** Start RAW DATA **

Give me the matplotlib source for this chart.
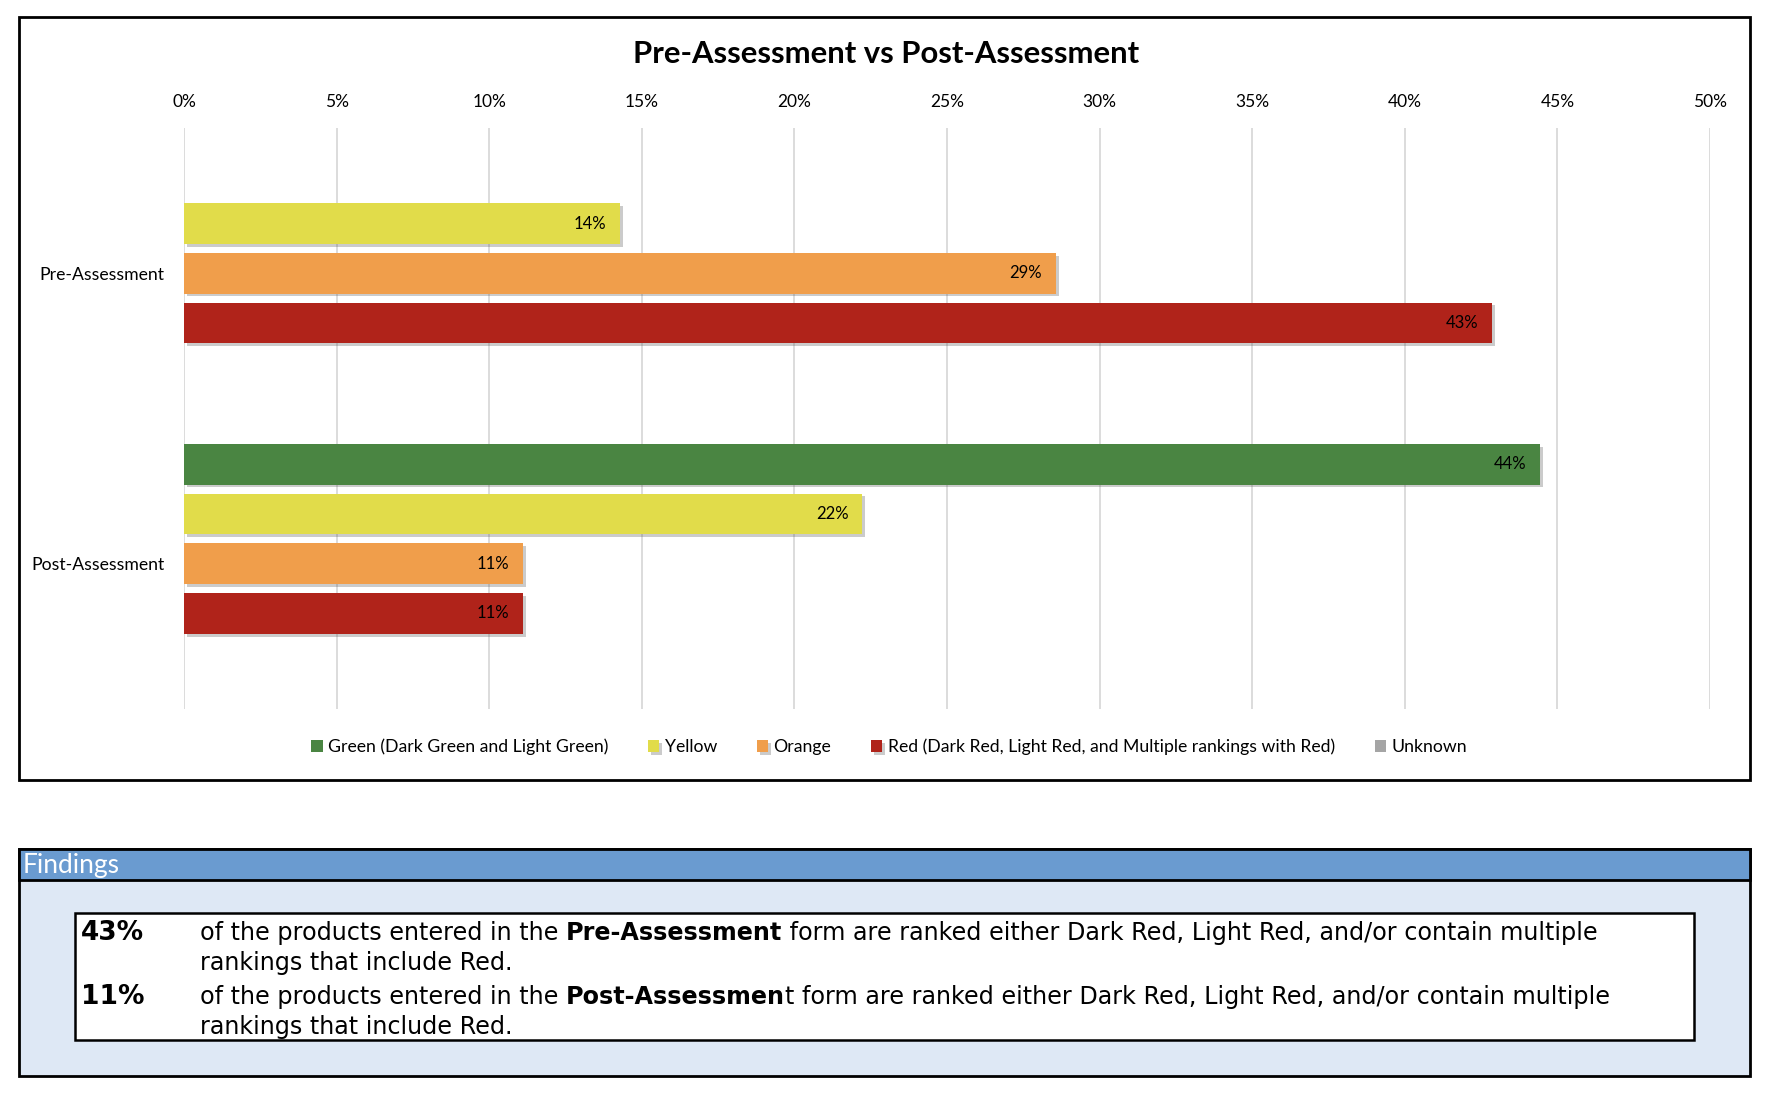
import matplotlib
matplotlib.use("Agg")
import matplotlib.pyplot as plt
import matplotlib.patheffects as pe
from matplotlib.patches import Rectangle
import numpy as np

categories = ["Pre-Assessment", "Post-Assessment"]
series_names = ["Green (Dark Green and Light Green)", "Yellow", "Orange",
                "Red (Dark Red, Light Red, and Multiple rankings with Red)", "Unknown"]
series_colors = ["#4A8542", "#E1DC4A", "#F09E4B", "#B0231A", "#A5A5A5"]
# percentages per series: [Pre, Post]
green = [0.0, 44.44]
yellow = [14.29, 22.22]
orange = [28.57, 11.11]
red = [42.86, 11.11]
unknown = [0.0, 0.0]
series_values = [green, yellow, orange, red, unknown]
xticks = [0, 5, 10, 15, 20, 25, 30, 35, 40, 45, 50]

title = "Pre-Assessment vs Post-Assessment"
findings_header = "Findings"

W, H = 1774, 1098
fig = plt.figure(figsize=(W / 100, H / 100), dpi=100)
CH = "Lato"
BODY = "DejaVu Sans"

def fx(px):
    return px / W

def fy(py):
    return 1 - py / H

# Chart outer box
fig.patches.append(Rectangle((fx(19), fy(780)), fx(1750) - fx(19), fy(17) - fy(780),
                             transform=fig.transFigure, fill=False, edgecolor="black",
                             linewidth=2.0, zorder=0))

ax = fig.add_axes([fx(184), fy(709), fx(1710) - fx(184), fy(128) - fy(709)])
slot = 44 / 257
bh = 36 / 257
ypos = np.arange(len(categories))
shadow = [pe.SimplePatchShadow(offset=(2, -2), alpha=0.3, shadow_rgbFace="#555555"), pe.Normal()]
for j, (name, vals, col) in enumerate(zip(series_names, series_values, series_colors)):
    yy = ypos + (j - 2) * slot
    bars = ax.barh(yy, vals, height=bh, color=col, label=name, zorder=3)
    for b, v in zip(bars, vals):
        if v > 0:
            b.set_path_effects(shadow)
            ax.text(v - 0.45, b.get_y() + b.get_height() / 2, f"{v:.0f}%",
                    ha="right", va="center", fontsize=12, family=CH, color="black", zorder=4)

ax.set_xlim(0, 50)
ax.set_ylim(1.5, -0.5)
ax.set_xticks(xticks)
ax.set_xticklabels([f"{t}%" for t in xticks], family=CH, fontsize=12.5)
ax.xaxis.tick_top()
ax.tick_params(axis="x", length=0, pad=13)
ax.set_yticks(ypos)
ax.set_yticklabels(categories, family=CH, fontsize=12.7)
ax.tick_params(axis="y", length=0, pad=14)
ax.grid(axis="x", color="#D9D9D9", linewidth=1.3, zorder=0)
for s in ax.spines.values():
    s.set_visible(False)

fig.text(fx(886), fy(54), title, ha="center", va="center", fontsize=22.3, fontweight="bold", family=CH)

handles, labels = ax.get_legend_handles_labels()
fig.legend(handles, labels, loc="center", bbox_to_anchor=(fx(889), fy(747)), ncol=5,
           frameon=False, prop={"family": CH, "size": 12.7}, handlelength=0.65,
           handleheight=0.65, handletextpad=0.3, columnspacing=2.25)

# Findings box
fig.patches.append(Rectangle((fx(19), fy(1076)), fx(1750) - fx(19), fy(849) - fy(1076),
                             transform=fig.transFigure, facecolor="#DEE8F5", edgecolor="black",
                             linewidth=2.0, zorder=0))
fig.patches.append(Rectangle((fx(19), fy(880)), fx(1750) - fx(19), fy(849) - fy(880),
                             transform=fig.transFigure, facecolor="#6A9BD0", edgecolor="black",
                             linewidth=2.0, zorder=1))
fig.text(fx(23), fy(866), findings_header, ha="left", va="center", color="white",
         fontsize=19, family=CH)
fig.patches.append(Rectangle((fx(75), fy(1040)), fx(1694) - fx(75), fy(913) - fy(1040),
                             transform=fig.transFigure, facecolor="white", edgecolor="black",
                             linewidth=1.8, zorder=1))

fs = 17.2
rows = [
    (f"{red[0]:.0f}%", 933, ["of the products entered in the ", "Pre-Assessment",
                              " form are ranked either Dark Red, Light Red, and/or contain multiple"]),
    (f"{red[1]:.0f}%", 997, ["of the products entered in the ", "Post-Assessmen",
                              "t form are ranked either Dark Red, Light Red, and/or contain multiple"]),
]
fig.canvas.draw()
renderer = fig.canvas.get_renderer()
for pct, yline, parts in rows:
    fig.text(fx(81), fy(yline), pct, ha="left", va="center", fontsize=19,
             fontweight="bold", family=BODY, zorder=3)
    x = 200
    for k, part in enumerate(parts):
        t = fig.text(fx(x), fy(yline), part, ha="left", va="center", fontsize=fs,
                     fontweight="bold" if k == 1 else "normal", family=BODY, zorder=3)
        bb = t.get_window_extent(renderer=renderer)
        x += bb.width
    fig.text(fx(200), fy(yline + 30), "rankings that include Red.", ha="left", va="center",
             fontsize=fs, family=BODY, zorder=3)

fig.savefig("out.png", dpi=100)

** End RAW DATA **

(TASK TO CARRY OUT)
Everything from the top line of the data down to and including the line with "return 1 - py / H" is to be copied, except the pictures.

(EXERCISE OUTPUT)
Give me the matplotlib source for this chart.
import matplotlib
matplotlib.use("Agg")
import matplotlib.pyplot as plt
import matplotlib.patheffects as pe
from matplotlib.patches import Rectangle
import numpy as np

categories = ["Pre-Assessment", "Post-Assessment"]
series_names = ["Green (Dark Green and Light Green)", "Yellow", "Orange",
                "Red (Dark Red, Light Red, and Multiple rankings with Red)", "Unknown"]
series_colors = ["#4A8542", "#E1DC4A", "#F09E4B", "#B0231A", "#A5A5A5"]
# percentages per series: [Pre, Post]
green = [0.0, 44.44]
yellow = [14.29, 22.22]
orange = [28.57, 11.11]
red = [42.86, 11.11]
unknown = [0.0, 0.0]
series_values = [green, yellow, orange, red, unknown]
xticks = [0, 5, 10, 15, 20, 25, 30, 35, 40, 45, 50]

title = "Pre-Assessment vs Post-Assessment"
findings_header = "Findings"

W, H = 1774, 1098
fig = plt.figure(figsize=(W / 100, H / 100), dpi=100)
CH = "Lato"
BODY = "DejaVu Sans"

def fx(px):
    return px / W

def fy(py):
    return 1 - py / H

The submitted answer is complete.